■ **EXERCISE**
Without the pictures, return exactly the lines from the one with "Rebuild this chart" through the one with "series = [hap2, hap5, hap8, hap11, pvdf]". Both end lines belong in the copy.

■ **RECORDS FOR THIS TASK**
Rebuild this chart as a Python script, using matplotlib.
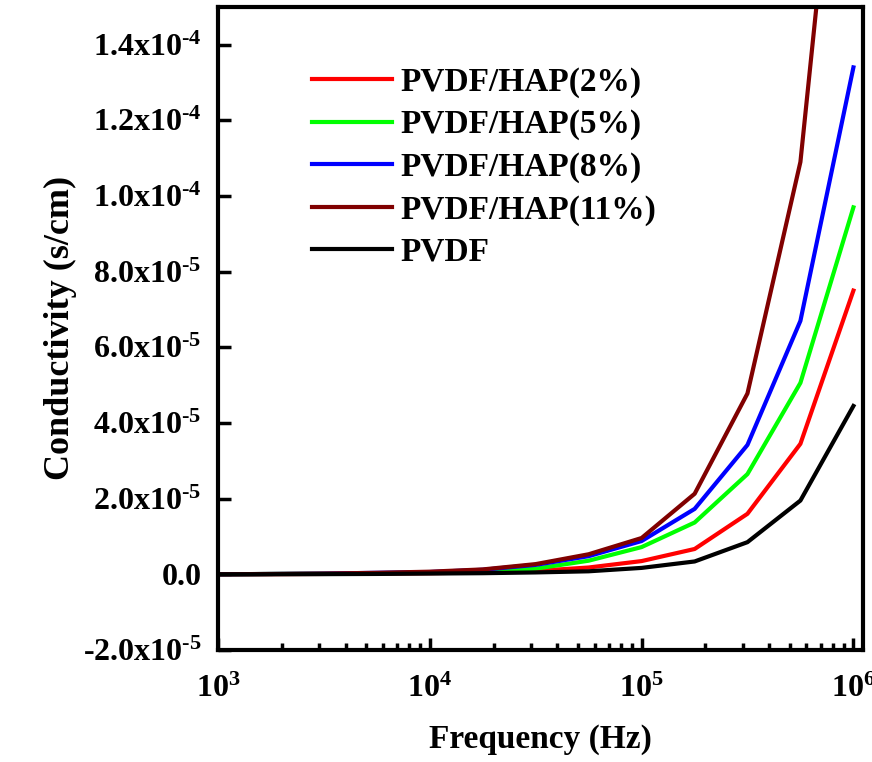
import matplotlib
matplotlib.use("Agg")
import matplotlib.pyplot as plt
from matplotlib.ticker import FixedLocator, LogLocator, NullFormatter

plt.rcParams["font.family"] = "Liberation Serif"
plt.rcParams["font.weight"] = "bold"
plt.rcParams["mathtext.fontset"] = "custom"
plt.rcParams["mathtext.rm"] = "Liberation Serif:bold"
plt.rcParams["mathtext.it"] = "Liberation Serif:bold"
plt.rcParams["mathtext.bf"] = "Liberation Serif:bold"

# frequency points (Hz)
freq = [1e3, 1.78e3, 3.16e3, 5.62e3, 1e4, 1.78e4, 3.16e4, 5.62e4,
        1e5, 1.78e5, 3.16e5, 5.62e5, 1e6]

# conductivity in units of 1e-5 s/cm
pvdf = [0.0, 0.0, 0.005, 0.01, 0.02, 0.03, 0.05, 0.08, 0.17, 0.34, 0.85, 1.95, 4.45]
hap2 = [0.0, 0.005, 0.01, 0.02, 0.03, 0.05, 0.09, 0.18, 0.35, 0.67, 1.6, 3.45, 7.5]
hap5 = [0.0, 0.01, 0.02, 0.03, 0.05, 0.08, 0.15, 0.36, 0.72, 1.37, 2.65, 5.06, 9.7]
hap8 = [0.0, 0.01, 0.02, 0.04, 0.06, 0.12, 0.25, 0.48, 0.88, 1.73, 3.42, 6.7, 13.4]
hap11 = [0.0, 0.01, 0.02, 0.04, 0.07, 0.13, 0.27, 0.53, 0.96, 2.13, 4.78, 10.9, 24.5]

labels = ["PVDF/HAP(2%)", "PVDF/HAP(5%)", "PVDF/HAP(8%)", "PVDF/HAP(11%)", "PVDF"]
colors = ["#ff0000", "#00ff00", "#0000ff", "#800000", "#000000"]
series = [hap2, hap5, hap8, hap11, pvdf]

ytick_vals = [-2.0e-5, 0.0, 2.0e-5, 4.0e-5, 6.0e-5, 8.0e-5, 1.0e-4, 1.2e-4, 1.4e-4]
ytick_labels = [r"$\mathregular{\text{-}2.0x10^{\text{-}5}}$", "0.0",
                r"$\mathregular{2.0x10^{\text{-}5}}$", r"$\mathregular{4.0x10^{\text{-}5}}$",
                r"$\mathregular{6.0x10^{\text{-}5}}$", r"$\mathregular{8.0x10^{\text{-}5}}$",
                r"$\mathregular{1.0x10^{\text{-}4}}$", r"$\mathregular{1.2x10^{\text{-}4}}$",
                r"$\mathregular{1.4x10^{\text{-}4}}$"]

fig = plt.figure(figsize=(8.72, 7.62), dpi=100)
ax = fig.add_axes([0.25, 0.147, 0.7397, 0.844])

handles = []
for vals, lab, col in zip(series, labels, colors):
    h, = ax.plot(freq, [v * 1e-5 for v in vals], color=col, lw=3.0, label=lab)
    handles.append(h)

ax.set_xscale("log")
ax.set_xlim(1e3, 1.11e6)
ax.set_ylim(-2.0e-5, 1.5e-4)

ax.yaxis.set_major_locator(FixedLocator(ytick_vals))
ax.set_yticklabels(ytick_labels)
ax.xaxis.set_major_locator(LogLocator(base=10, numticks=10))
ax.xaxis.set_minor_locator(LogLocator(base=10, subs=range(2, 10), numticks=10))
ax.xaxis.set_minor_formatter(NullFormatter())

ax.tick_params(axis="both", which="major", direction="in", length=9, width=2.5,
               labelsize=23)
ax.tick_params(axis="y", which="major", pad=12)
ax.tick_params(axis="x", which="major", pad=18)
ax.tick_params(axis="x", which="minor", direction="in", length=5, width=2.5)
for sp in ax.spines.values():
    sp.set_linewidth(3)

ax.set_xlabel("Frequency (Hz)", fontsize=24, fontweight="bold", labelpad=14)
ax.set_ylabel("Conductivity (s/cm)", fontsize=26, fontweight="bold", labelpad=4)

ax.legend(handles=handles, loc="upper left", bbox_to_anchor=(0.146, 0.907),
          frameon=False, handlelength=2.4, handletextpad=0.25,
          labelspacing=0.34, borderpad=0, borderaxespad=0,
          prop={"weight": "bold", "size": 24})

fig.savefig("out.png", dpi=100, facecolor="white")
--
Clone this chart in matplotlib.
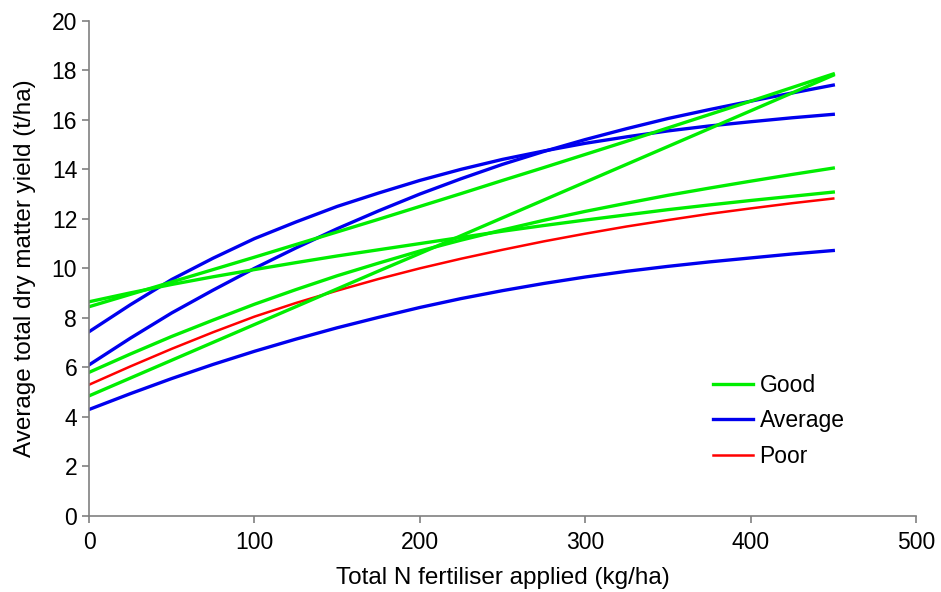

■ **SOLUTION BELOW**
Rebuild this chart as a Python script, using matplotlib.
import matplotlib
matplotlib.use("Agg")
import matplotlib.pyplot as plt
from matplotlib.ticker import FixedLocator, LogLocator, NullFormatter

plt.rcParams["font.family"] = "Liberation Serif"
plt.rcParams["font.weight"] = "bold"
plt.rcParams["mathtext.fontset"] = "custom"
plt.rcParams["mathtext.rm"] = "Liberation Serif:bold"
plt.rcParams["mathtext.it"] = "Liberation Serif:bold"
plt.rcParams["mathtext.bf"] = "Liberation Serif:bold"

# frequency points (Hz)
freq = [1e3, 1.78e3, 3.16e3, 5.62e3, 1e4, 1.78e4, 3.16e4, 5.62e4,
        1e5, 1.78e5, 3.16e5, 5.62e5, 1e6]

# conductivity in units of 1e-5 s/cm
pvdf = [0.0, 0.0, 0.005, 0.01, 0.02, 0.03, 0.05, 0.08, 0.17, 0.34, 0.85, 1.95, 4.45]
hap2 = [0.0, 0.005, 0.01, 0.02, 0.03, 0.05, 0.09, 0.18, 0.35, 0.67, 1.6, 3.45, 7.5]
hap5 = [0.0, 0.01, 0.02, 0.03, 0.05, 0.08, 0.15, 0.36, 0.72, 1.37, 2.65, 5.06, 9.7]
hap8 = [0.0, 0.01, 0.02, 0.04, 0.06, 0.12, 0.25, 0.48, 0.88, 1.73, 3.42, 6.7, 13.4]
hap11 = [0.0, 0.01, 0.02, 0.04, 0.07, 0.13, 0.27, 0.53, 0.96, 2.13, 4.78, 10.9, 24.5]

labels = ["PVDF/HAP(2%)", "PVDF/HAP(5%)", "PVDF/HAP(8%)", "PVDF/HAP(11%)", "PVDF"]
colors = ["#ff0000", "#00ff00", "#0000ff", "#800000", "#000000"]
series = [hap2, hap5, hap8, hap11, pvdf]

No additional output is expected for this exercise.